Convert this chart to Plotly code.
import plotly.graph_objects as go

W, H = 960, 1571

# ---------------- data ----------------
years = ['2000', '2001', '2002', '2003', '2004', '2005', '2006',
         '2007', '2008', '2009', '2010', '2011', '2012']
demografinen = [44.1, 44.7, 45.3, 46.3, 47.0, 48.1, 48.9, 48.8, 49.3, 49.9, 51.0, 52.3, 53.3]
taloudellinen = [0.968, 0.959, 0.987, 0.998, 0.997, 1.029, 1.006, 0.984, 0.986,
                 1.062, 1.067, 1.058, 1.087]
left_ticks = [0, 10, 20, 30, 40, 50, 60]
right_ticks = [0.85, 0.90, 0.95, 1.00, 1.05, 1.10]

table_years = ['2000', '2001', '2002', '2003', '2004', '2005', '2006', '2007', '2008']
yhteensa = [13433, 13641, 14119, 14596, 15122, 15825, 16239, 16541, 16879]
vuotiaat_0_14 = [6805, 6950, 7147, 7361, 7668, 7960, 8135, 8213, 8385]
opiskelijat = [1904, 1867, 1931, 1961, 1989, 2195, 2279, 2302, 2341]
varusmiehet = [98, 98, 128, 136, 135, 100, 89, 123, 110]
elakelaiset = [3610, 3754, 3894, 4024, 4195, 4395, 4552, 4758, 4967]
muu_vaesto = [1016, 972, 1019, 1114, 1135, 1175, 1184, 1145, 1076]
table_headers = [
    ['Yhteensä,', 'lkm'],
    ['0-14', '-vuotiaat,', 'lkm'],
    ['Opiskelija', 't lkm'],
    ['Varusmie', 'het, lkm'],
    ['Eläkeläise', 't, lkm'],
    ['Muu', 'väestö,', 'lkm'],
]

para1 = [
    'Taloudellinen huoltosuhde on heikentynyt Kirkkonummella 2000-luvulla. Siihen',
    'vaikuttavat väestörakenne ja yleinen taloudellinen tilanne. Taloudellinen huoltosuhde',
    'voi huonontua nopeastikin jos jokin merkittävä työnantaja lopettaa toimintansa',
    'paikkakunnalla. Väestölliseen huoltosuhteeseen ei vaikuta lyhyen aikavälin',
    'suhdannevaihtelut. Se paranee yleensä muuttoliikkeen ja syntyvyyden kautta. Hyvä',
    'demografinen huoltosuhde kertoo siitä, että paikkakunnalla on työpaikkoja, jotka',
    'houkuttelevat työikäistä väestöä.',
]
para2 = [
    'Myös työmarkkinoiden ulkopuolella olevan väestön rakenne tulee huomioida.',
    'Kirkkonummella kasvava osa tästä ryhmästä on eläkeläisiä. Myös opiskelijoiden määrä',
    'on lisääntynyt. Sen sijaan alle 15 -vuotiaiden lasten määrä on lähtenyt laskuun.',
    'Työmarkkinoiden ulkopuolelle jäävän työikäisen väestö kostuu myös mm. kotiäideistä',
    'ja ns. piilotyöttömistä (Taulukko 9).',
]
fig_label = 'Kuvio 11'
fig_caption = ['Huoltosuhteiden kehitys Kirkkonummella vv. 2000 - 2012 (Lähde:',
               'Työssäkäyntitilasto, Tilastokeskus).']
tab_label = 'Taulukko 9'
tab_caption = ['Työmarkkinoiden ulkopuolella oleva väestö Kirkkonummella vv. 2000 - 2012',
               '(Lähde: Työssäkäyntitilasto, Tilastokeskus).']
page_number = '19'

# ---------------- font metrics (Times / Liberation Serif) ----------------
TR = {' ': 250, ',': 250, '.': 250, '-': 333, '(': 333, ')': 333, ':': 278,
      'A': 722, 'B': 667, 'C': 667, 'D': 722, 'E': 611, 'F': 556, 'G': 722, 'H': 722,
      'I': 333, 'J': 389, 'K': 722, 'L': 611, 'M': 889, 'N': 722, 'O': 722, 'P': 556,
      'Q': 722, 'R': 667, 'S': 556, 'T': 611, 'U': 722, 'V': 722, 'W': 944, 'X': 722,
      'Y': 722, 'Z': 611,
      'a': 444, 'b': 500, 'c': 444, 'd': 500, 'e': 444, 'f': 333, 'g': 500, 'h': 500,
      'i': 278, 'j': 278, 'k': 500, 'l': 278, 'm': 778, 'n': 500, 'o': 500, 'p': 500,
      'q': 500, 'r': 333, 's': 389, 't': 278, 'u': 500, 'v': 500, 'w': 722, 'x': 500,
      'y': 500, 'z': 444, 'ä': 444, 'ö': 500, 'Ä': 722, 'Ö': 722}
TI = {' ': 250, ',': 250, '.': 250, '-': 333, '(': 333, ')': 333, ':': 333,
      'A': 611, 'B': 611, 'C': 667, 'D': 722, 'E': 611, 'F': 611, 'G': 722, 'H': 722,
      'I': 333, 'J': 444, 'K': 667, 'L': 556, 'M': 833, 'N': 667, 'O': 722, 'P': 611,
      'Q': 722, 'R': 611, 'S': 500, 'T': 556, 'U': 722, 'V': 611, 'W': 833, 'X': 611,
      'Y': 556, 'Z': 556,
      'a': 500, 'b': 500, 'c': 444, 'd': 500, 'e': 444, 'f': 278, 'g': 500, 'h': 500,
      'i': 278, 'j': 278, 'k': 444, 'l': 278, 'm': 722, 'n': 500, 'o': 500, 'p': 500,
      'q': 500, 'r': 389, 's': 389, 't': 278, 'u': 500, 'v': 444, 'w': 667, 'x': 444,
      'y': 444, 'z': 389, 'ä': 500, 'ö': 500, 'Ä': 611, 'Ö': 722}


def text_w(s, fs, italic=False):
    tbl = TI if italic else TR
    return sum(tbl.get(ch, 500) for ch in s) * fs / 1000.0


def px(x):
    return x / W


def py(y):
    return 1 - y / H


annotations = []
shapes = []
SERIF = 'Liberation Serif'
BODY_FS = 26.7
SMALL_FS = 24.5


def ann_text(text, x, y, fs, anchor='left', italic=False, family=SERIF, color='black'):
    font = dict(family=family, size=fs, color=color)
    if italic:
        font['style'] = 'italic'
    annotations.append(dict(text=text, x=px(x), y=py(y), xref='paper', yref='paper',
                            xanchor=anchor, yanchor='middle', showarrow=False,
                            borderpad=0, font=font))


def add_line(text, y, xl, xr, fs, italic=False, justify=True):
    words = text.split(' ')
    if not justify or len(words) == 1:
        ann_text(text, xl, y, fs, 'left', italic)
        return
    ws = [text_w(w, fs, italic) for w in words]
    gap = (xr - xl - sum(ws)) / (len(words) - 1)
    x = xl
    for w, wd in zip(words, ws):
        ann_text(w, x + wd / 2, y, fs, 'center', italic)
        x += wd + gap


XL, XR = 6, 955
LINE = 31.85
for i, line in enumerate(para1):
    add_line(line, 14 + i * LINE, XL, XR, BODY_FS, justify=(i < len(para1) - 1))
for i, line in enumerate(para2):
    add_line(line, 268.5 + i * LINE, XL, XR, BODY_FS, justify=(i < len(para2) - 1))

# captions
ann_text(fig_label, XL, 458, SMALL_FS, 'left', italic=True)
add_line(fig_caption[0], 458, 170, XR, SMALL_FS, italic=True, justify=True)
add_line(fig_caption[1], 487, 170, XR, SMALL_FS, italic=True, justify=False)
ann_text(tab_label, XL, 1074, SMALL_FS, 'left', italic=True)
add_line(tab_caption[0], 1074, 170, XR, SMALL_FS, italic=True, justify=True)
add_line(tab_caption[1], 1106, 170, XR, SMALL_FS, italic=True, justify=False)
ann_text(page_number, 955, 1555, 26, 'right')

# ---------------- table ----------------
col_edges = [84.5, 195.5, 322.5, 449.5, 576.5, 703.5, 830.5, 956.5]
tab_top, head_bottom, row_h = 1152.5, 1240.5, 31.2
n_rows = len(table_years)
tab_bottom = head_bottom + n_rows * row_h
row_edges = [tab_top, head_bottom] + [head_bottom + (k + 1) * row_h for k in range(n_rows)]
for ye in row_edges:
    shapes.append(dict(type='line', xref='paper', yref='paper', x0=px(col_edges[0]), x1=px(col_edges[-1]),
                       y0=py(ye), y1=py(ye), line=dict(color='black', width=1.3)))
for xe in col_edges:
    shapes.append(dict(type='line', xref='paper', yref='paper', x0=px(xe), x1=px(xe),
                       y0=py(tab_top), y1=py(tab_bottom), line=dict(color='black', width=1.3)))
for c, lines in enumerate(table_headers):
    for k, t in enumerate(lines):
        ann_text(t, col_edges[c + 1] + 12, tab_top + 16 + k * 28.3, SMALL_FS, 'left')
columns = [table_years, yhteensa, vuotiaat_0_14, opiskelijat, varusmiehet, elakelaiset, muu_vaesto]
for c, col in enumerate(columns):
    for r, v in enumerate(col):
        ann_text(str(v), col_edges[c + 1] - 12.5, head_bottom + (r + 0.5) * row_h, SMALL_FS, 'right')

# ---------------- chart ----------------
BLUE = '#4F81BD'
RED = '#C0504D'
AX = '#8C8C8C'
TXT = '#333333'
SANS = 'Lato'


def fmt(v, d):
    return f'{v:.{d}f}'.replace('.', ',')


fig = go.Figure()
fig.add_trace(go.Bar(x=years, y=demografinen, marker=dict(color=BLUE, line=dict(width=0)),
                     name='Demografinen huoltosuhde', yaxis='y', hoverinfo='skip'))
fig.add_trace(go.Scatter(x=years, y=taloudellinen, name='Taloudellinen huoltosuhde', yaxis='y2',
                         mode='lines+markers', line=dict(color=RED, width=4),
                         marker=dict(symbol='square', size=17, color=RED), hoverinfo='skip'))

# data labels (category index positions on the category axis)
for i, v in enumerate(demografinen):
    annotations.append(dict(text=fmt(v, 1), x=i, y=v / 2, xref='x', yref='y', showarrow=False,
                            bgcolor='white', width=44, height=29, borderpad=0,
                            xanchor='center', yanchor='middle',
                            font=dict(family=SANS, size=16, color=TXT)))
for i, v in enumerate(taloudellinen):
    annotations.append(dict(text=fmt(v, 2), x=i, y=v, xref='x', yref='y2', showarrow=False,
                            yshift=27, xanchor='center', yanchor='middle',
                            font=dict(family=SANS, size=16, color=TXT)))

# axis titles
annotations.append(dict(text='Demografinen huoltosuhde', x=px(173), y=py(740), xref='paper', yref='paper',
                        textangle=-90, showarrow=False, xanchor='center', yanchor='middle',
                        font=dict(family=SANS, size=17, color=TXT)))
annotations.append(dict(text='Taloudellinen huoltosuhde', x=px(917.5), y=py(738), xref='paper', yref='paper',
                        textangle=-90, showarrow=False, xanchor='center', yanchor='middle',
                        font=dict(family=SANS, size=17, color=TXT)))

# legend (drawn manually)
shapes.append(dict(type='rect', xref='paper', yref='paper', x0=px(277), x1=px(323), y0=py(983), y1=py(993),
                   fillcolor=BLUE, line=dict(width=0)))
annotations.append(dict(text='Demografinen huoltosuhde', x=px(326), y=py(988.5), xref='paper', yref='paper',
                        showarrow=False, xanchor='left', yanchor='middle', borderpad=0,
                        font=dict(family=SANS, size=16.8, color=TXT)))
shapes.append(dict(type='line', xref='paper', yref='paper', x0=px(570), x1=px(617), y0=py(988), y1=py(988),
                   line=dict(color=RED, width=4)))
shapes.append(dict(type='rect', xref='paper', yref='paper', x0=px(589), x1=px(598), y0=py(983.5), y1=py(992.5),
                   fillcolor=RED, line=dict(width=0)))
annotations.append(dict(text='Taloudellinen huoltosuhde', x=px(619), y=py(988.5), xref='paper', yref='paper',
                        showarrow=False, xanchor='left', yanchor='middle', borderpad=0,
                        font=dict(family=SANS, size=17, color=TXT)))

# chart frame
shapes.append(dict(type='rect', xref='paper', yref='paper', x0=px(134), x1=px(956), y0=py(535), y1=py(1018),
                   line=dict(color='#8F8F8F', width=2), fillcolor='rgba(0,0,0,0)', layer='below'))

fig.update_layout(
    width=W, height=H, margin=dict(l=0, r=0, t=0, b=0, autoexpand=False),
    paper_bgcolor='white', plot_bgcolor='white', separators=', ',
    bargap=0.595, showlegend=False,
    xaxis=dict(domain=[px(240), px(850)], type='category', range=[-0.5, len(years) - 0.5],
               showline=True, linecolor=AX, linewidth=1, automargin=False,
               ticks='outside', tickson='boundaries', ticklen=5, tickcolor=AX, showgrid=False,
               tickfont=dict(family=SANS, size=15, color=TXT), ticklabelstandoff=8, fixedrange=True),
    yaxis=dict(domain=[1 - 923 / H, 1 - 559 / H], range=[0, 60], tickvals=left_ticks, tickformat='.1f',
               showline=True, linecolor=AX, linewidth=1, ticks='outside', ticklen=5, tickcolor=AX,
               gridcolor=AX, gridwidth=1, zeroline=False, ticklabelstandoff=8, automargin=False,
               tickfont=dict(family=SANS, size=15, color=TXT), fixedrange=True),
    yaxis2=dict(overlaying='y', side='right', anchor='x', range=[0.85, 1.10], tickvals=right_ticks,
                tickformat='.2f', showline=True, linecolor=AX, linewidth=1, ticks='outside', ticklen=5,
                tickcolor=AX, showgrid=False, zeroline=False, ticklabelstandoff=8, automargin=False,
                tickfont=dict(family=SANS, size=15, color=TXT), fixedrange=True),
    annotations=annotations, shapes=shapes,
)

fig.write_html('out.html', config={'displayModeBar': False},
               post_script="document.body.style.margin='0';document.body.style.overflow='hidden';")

INSTRUCTIONS TO FOLLOW ::
Restate the first line and every line after it, word for word, stopping once the line with "right_ticks = [0.85, 0.90, 0.95, 1.00, 1.05, 1.10]" is done.

RESPONSE TO THIS TASK ::
Convert this chart to Plotly code.
import plotly.graph_objects as go

W, H = 960, 1571

# ---------------- data ----------------
years = ['2000', '2001', '2002', '2003', '2004', '2005', '2006',
         '2007', '2008', '2009', '2010', '2011', '2012']
demografinen = [44.1, 44.7, 45.3, 46.3, 47.0, 48.1, 48.9, 48.8, 49.3, 49.9, 51.0, 52.3, 53.3]
taloudellinen = [0.968, 0.959, 0.987, 0.998, 0.997, 1.029, 1.006, 0.984, 0.986,
                 1.062, 1.067, 1.058, 1.087]
left_ticks = [0, 10, 20, 30, 40, 50, 60]
right_ticks = [0.85, 0.90, 0.95, 1.00, 1.05, 1.10]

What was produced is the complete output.